PROVIDED MATERIAL:
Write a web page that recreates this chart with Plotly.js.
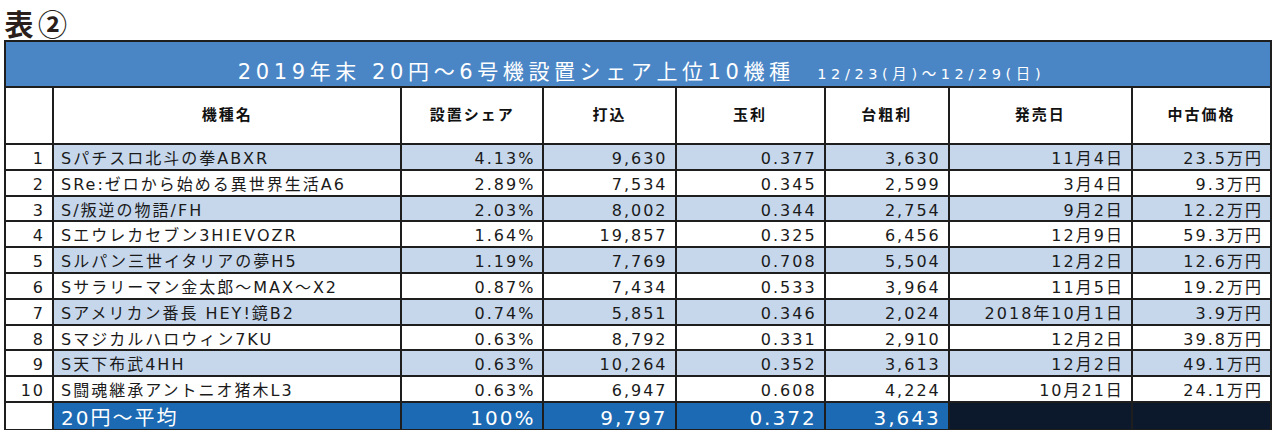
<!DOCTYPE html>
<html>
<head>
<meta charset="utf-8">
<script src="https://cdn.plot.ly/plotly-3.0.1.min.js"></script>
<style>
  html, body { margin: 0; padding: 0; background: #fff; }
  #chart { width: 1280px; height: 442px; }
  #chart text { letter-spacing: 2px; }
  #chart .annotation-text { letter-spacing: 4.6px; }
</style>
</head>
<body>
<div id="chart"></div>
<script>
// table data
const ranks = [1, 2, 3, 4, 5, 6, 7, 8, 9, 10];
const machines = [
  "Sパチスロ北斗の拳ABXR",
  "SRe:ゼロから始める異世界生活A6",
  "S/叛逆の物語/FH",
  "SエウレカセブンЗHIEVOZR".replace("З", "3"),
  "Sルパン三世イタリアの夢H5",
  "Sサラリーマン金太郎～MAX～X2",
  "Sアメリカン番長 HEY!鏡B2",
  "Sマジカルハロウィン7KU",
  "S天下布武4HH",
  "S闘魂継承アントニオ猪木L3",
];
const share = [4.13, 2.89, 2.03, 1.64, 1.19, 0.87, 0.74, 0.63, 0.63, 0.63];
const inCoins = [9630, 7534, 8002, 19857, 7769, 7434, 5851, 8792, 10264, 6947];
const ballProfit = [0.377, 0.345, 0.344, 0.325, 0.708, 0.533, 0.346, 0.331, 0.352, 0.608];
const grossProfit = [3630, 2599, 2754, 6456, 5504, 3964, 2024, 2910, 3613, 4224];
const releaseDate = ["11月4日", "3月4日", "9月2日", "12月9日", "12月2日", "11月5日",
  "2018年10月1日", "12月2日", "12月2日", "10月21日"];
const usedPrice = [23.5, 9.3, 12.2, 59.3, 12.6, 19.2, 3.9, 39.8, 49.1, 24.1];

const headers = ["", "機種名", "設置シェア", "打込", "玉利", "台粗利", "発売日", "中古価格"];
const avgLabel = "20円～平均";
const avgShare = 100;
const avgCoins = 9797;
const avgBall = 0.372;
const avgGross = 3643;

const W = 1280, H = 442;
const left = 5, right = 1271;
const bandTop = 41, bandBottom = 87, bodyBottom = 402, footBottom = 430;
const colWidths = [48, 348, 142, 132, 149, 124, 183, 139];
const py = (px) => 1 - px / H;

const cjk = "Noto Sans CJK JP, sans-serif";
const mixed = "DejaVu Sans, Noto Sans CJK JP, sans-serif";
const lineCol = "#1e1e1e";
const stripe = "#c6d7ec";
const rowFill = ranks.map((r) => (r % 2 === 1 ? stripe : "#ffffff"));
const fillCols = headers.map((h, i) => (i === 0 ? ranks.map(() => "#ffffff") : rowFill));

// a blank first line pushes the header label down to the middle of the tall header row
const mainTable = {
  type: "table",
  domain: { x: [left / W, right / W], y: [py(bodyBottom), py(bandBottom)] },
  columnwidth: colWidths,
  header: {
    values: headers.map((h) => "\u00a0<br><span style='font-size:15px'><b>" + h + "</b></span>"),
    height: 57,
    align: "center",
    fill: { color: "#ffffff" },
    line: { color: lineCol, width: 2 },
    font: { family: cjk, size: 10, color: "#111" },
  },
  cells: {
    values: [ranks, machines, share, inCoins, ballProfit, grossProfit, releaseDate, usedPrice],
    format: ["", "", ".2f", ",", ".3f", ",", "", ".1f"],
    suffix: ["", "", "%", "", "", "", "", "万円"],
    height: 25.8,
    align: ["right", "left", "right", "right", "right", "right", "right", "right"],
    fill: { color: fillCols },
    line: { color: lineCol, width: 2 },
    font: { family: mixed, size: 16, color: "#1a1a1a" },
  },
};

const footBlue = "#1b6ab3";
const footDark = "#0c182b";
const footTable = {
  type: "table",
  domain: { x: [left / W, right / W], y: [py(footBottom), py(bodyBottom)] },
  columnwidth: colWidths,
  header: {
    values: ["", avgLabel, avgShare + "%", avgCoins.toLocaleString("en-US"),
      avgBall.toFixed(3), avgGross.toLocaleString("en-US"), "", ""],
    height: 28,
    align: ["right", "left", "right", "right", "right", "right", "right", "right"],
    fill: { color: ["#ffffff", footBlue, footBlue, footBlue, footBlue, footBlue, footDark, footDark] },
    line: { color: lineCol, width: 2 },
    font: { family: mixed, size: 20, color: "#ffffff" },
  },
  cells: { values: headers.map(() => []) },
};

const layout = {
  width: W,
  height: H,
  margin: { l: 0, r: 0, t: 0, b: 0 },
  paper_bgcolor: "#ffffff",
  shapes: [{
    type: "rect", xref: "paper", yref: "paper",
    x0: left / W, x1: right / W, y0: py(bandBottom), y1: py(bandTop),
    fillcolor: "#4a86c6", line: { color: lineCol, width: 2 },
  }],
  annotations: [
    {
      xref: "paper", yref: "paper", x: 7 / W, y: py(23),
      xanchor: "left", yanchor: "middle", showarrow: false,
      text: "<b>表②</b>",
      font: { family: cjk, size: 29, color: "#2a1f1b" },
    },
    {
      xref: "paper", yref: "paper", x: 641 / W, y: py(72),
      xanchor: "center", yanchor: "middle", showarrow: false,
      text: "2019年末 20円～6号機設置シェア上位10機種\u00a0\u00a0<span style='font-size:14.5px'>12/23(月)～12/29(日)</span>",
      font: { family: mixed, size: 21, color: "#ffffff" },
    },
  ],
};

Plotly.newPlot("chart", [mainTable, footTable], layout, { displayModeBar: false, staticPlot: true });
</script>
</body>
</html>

INSTRUCTIONS FOR THE TASK: Please write out all of the material above without changing a word, and omit any pictures.

REPLY:
Write a web page that recreates this chart with Plotly.js.
<!DOCTYPE html>
<html>
<head>
<meta charset="utf-8">
<script src="https://cdn.plot.ly/plotly-3.0.1.min.js"></script>
<style>
  html, body { margin: 0; padding: 0; background: #fff; }
  #chart { width: 1280px; height: 442px; }
  #chart text { letter-spacing: 2px; }
  #chart .annotation-text { letter-spacing: 4.6px; }
</style>
</head>
<body>
<div id="chart"></div>
<script>
// table data
const ranks = [1, 2, 3, 4, 5, 6, 7, 8, 9, 10];
const machines = [
  "Sパチスロ北斗の拳ABXR",
  "SRe:ゼロから始める異世界生活A6",
  "S/叛逆の物語/FH",
  "SエウレカセブンЗHIEVOZR".replace("З", "3"),
  "Sルパン三世イタリアの夢H5",
  "Sサラリーマン金太郎～MAX～X2",
  "Sアメリカン番長 HEY!鏡B2",
  "Sマジカルハロウィン7KU",
  "S天下布武4HH",
  "S闘魂継承アントニオ猪木L3",
];
const share = [4.13, 2.89, 2.03, 1.64, 1.19, 0.87, 0.74, 0.63, 0.63, 0.63];
const inCoins = [9630, 7534, 8002, 19857, 7769, 7434, 5851, 8792, 10264, 6947];
const ballProfit = [0.377, 0.345, 0.344, 0.325, 0.708, 0.533, 0.346, 0.331, 0.352, 0.608];
const grossProfit = [3630, 2599, 2754, 6456, 5504, 3964, 2024, 2910, 3613, 4224];
const releaseDate = ["11月4日", "3月4日", "9月2日", "12月9日", "12月2日", "11月5日",
  "2018年10月1日", "12月2日", "12月2日", "10月21日"];
const usedPrice = [23.5, 9.3, 12.2, 59.3, 12.6, 19.2, 3.9, 39.8, 49.1, 24.1];

const headers = ["", "機種名", "設置シェア", "打込", "玉利", "台粗利", "発売日", "中古価格"];
const avgLabel = "20円～平均";
const avgShare = 100;
const avgCoins = 9797;
const avgBall = 0.372;
const avgGross = 3643;

const W = 1280, H = 442;
const left = 5, right = 1271;
const bandTop = 41, bandBottom = 87, bodyBottom = 402, footBottom = 430;
const colWidths = [48, 348, 142, 132, 149, 124, 183, 139];
const py = (px) => 1 - px / H;

const cjk = "Noto Sans CJK JP, sans-serif";
const mixed = "DejaVu Sans, Noto Sans CJK JP, sans-serif";
const lineCol = "#1e1e1e";
const stripe = "#c6d7ec";
const rowFill = ranks.map((r) => (r % 2 === 1 ? stripe : "#ffffff"));
const fillCols = headers.map((h, i) => (i === 0 ? ranks.map(() => "#ffffff") : rowFill));

// a blank first line pushes the header label down to the middle of the tall header row
const mainTable = {
  type: "table",
  domain: { x: [left / W, right / W], y: [py(bodyBottom), py(bandBottom)] },
  columnwidth: colWidths,
  header: {
    values: headers.map((h) => "\u00a0<br><span style='font-size:15px'><b>" + h + "</b></span>"),
    height: 57,
    align: "center",
    fill: { color: "#ffffff" },
    line: { color: lineCol, width: 2 },
    font: { family: cjk, size: 10, color: "#111" },
  },
  cells: {
    values: [ranks, machines, share, inCoins, ballProfit, grossProfit, releaseDate, usedPrice],
    format: ["", "", ".2f", ",", ".3f", ",", "", ".1f"],
    suffix: ["", "", "%", "", "", "", "", "万円"],
    height: 25.8,
    align: ["right", "left", "right", "right", "right", "right", "right", "right"],
    fill: { color: fillCols },
    line: { color: lineCol, width: 2 },
    font: { family: mixed, size: 16, color: "#1a1a1a" },
  },
};

const footBlue = "#1b6ab3";
const footDark = "#0c182b";
const footTable = {
  type: "table",
  domain: { x: [left / W, right / W], y: [py(footBottom), py(bodyBottom)] },
  columnwidth: colWidths,
  header: {
    values: ["", avgLabel, avgShare + "%", avgCoins.toLocaleString("en-US"),
      avgBall.toFixed(3), avgGross.toLocaleString("en-US"), "", ""],
    height: 28,
    align: ["right", "left", "right", "right", "right", "right", "right", "right"],
    fill: { color: ["#ffffff", footBlue, footBlue, footBlue, footBlue, footBlue, footDark, footDark] },
    line: { color: lineCol, width: 2 },
    font: { family: mixed, size: 20, color: "#ffffff" },
  },
  cells: { values: headers.map(() => []) },
};

const layout = {
  width: W,
  height: H,
  margin: { l: 0, r: 0, t: 0, b: 0 },
  paper_bgcolor: "#ffffff",
  shapes: [{
    type: "rect", xref: "paper", yref: "paper",
    x0: left / W, x1: right / W, y0: py(bandBottom), y1: py(bandTop),
    fillcolor: "#4a86c6", line: { color: lineCol, width: 2 },
  }],
  annotations: [
    {
      xref: "paper", yref: "paper", x: 7 / W, y: py(23),
      xanchor: "left", yanchor: "middle", showarrow: false,
      text: "<b>表②</b>",
      font: { family: cjk, size: 29, color: "#2a1f1b" },
    },
    {
      xref: "paper", yref: "paper", x: 641 / W, y: py(72),
      xanchor: "center", yanchor: "middle", showarrow: false,
      text: "2019年末 20円～6号機設置シェア上位10機種\u00a0\u00a0<span style='font-size:14.5px'>12/23(月)～12/29(日)</span>",
      font: { family: mixed, size: 21, color: "#ffffff" },
    },
  ],
};

Plotly.newPlot("chart", [mainTable, footTable], layout, { displayModeBar: false, staticPlot: true });
</script>
</body>
</html>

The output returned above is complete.